Neither in truth expected anything from such a meeting, for the pleas and the powers had both been exhausted. Newcastle realised this, and ends his remarkable record of the conversation with a despairing glance at his own prospects. What was he to do? There were as usual three courses to pursue. The first, which he should infinitely prefer, would be his own retirement. This is a common cant of ministers, and with Newcastle it was more than usually insincere. Fox, he said, might succeed him at the Treasury, and Pitt for a session at any rate would have to acquiesce.
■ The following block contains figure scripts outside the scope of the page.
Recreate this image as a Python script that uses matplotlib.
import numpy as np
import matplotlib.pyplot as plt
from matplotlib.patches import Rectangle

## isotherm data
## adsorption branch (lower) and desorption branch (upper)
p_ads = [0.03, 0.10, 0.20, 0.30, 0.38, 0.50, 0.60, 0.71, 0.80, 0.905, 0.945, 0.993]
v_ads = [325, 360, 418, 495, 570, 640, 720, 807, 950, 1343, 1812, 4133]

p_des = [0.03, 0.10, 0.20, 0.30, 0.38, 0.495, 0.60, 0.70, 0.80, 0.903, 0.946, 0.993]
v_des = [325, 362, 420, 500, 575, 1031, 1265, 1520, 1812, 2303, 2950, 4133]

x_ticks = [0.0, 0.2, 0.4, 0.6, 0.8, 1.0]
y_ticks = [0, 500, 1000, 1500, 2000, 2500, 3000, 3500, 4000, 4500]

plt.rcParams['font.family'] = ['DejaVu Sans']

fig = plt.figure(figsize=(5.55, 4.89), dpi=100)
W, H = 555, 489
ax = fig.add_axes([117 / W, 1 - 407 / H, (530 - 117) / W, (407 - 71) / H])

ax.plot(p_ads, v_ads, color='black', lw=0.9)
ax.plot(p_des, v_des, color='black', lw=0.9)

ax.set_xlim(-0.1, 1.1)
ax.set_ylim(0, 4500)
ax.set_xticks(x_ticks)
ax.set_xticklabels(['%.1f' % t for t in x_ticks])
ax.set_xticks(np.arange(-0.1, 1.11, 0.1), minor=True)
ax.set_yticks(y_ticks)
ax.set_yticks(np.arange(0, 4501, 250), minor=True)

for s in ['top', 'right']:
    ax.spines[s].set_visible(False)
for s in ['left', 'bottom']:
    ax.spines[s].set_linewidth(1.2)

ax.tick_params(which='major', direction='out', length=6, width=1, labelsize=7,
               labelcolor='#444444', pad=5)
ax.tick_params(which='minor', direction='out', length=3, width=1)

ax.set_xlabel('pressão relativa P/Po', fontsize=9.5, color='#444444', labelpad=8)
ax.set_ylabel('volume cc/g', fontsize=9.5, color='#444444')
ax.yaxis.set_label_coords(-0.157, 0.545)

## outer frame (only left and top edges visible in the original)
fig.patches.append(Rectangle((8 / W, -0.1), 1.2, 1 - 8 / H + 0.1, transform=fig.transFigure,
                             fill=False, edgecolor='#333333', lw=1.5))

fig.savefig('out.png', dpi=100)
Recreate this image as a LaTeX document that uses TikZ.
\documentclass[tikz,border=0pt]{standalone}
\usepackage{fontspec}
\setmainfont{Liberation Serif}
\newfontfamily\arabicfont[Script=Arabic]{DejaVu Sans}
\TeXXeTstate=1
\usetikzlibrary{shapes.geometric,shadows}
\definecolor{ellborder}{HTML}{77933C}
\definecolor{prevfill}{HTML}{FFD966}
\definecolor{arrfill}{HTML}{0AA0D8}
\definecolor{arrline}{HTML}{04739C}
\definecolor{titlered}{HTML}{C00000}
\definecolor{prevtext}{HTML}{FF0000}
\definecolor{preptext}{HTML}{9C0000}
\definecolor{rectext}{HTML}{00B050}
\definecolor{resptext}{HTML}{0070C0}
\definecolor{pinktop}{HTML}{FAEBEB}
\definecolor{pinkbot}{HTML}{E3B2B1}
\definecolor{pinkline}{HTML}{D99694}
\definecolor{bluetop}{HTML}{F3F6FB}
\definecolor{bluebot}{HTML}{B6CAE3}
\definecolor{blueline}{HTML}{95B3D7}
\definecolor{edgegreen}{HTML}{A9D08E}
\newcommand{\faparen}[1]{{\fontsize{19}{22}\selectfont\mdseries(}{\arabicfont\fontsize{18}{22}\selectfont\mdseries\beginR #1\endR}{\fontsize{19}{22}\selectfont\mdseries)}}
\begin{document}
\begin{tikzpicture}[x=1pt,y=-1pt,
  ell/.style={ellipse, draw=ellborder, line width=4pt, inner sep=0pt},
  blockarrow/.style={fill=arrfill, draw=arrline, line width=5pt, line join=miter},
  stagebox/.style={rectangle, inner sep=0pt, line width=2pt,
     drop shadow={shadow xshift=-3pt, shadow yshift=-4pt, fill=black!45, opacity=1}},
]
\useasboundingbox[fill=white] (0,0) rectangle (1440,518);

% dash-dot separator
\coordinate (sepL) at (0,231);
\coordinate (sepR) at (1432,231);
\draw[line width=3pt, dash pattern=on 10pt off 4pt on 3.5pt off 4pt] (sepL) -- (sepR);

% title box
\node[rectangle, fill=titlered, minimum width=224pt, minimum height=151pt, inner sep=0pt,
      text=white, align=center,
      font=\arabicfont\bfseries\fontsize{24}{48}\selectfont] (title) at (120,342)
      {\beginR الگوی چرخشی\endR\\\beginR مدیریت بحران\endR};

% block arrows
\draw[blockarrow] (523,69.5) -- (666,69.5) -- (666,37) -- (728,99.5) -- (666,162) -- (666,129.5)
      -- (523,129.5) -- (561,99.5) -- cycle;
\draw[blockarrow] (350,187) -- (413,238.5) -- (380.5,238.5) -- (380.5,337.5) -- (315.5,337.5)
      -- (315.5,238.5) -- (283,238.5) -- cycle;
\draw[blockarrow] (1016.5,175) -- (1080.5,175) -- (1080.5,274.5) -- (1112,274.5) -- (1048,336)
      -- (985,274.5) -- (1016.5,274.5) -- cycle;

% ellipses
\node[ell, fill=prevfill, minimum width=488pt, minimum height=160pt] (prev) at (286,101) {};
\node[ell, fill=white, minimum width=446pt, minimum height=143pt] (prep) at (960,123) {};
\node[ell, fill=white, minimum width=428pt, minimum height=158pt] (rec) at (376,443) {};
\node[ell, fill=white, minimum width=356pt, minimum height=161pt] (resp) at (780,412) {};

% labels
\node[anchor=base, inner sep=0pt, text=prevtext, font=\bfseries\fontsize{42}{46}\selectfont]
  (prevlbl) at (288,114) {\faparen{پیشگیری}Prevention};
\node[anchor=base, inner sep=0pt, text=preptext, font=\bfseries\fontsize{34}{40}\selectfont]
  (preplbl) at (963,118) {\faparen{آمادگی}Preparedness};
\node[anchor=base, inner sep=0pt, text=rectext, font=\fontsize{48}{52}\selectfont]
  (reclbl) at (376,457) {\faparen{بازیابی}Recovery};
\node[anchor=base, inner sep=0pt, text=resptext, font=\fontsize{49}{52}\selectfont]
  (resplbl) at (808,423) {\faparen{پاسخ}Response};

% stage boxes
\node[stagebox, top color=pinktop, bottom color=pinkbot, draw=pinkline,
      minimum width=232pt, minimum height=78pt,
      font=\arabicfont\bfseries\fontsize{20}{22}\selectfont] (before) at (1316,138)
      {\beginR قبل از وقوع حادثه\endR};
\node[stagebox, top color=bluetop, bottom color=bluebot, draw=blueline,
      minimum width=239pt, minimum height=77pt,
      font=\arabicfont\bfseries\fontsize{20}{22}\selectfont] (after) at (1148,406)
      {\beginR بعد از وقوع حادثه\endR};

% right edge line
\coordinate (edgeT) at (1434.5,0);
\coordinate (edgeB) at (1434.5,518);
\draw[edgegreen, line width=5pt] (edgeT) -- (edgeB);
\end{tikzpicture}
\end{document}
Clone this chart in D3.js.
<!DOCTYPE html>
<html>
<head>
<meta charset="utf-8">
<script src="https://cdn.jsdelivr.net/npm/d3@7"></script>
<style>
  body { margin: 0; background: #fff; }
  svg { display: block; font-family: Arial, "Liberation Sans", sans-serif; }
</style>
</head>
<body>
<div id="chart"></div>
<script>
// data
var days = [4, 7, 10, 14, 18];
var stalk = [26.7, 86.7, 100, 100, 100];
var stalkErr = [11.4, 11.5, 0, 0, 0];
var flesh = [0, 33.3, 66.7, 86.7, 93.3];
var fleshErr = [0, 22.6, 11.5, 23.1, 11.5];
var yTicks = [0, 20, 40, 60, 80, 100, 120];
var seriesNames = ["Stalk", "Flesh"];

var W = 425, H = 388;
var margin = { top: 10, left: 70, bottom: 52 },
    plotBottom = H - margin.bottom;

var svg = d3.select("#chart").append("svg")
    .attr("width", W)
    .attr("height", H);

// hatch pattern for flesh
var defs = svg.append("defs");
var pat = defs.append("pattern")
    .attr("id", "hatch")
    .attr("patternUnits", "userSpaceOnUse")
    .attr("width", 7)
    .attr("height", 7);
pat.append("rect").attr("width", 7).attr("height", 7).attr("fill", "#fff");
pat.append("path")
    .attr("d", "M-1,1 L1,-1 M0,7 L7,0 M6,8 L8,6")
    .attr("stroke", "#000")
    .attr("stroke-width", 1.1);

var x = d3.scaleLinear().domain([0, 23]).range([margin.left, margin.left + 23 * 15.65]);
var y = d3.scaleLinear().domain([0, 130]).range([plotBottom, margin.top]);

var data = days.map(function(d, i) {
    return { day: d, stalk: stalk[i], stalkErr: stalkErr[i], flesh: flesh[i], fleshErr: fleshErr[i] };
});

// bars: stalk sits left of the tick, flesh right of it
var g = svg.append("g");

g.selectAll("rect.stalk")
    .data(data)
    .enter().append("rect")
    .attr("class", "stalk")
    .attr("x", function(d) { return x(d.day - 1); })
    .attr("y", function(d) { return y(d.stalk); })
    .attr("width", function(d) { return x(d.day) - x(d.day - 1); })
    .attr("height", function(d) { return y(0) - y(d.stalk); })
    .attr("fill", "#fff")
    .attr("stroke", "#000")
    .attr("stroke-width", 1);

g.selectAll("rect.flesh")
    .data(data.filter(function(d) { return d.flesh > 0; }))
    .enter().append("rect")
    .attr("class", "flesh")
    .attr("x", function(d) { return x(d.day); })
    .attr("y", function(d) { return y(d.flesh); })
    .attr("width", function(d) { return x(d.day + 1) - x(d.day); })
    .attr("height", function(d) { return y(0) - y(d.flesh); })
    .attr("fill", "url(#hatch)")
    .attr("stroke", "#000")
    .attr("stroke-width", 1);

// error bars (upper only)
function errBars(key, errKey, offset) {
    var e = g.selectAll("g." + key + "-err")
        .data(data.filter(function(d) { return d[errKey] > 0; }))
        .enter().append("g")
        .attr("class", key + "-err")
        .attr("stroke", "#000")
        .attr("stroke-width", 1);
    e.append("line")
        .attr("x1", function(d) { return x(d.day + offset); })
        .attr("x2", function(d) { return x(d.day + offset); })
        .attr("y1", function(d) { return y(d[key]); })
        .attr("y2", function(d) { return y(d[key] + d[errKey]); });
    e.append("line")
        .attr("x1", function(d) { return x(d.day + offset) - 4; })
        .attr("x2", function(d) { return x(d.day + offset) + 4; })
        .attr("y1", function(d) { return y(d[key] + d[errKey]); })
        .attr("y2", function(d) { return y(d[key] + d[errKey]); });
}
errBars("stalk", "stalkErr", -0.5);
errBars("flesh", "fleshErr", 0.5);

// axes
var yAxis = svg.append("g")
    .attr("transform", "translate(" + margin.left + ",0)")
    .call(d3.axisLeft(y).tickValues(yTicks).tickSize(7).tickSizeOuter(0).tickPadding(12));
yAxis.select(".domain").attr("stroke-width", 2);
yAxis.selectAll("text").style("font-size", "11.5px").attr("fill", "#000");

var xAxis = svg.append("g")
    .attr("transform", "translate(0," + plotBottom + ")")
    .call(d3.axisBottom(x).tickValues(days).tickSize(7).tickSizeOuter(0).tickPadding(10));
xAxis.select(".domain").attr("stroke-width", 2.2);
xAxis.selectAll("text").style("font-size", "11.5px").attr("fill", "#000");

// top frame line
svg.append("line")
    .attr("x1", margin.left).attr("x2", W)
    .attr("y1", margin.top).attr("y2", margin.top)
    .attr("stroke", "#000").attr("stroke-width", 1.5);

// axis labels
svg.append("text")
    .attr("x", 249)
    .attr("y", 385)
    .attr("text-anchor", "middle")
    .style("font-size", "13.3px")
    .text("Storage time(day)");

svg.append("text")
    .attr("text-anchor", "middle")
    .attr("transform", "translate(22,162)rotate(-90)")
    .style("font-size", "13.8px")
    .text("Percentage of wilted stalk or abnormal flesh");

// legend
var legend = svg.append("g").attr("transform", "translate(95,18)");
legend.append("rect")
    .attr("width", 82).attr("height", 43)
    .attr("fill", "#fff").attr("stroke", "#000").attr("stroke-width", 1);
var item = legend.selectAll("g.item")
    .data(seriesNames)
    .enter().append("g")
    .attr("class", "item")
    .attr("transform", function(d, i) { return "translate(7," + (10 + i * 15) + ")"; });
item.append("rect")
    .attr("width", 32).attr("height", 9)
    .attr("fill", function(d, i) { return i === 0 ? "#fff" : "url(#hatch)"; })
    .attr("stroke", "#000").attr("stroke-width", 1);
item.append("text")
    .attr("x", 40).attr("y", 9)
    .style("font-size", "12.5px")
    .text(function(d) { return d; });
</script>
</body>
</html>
The second would be for Newcastle, remaining First Minister, to throw himself into the arms of the Pitt group, with Pitt as Secretary of State and Legge at the Exchequer. But the King would never hear of this. Newcastle puts it significantly thus: 'Whether this is in any shape practicable, I leave to your Lordship and all who know the King to determine.' The third course was the one adopted, 'to accept Mr. Fox's proposal, made by my Lord Granville,' the first allusion that we have to this particular negotiation. Fox was to be the real, efficient, and trusted leader of the House of Commons. But there must be conditions. Cumberland, the patron of Fox, must give his support, so must Devonshire and Hartington. There must be a new Chancellor of the Exchequer, and Fox must act cordially with the person whom the King might appoint to that office. Murray, and indeed every one, must put their shoulders to the wheel and exert themselves on behalf of the Administration. Lastly, it might be necessary to take in the venal but inevitable Bubb.
Hardwicke answered Newcastle's report without a moment's delay, in a shrewd letter.[284] His first remark was that Pitt had taken much higher ground with the Duke than with him, perhaps because the bad news from the Ohio had made the Paymaster deem himself more valuable and necessary. He doubted whether the praises of Legge were sincere; they were probably intended to indicate a closer connection between them than really existed. But Hardwicke went straight to the two main points. The first was the general principle that the King must have a recognised Minister, what he called oddly enough 'a Minister with the King' in the House of Commons. The other question was whether Pitt should be Secretary of State.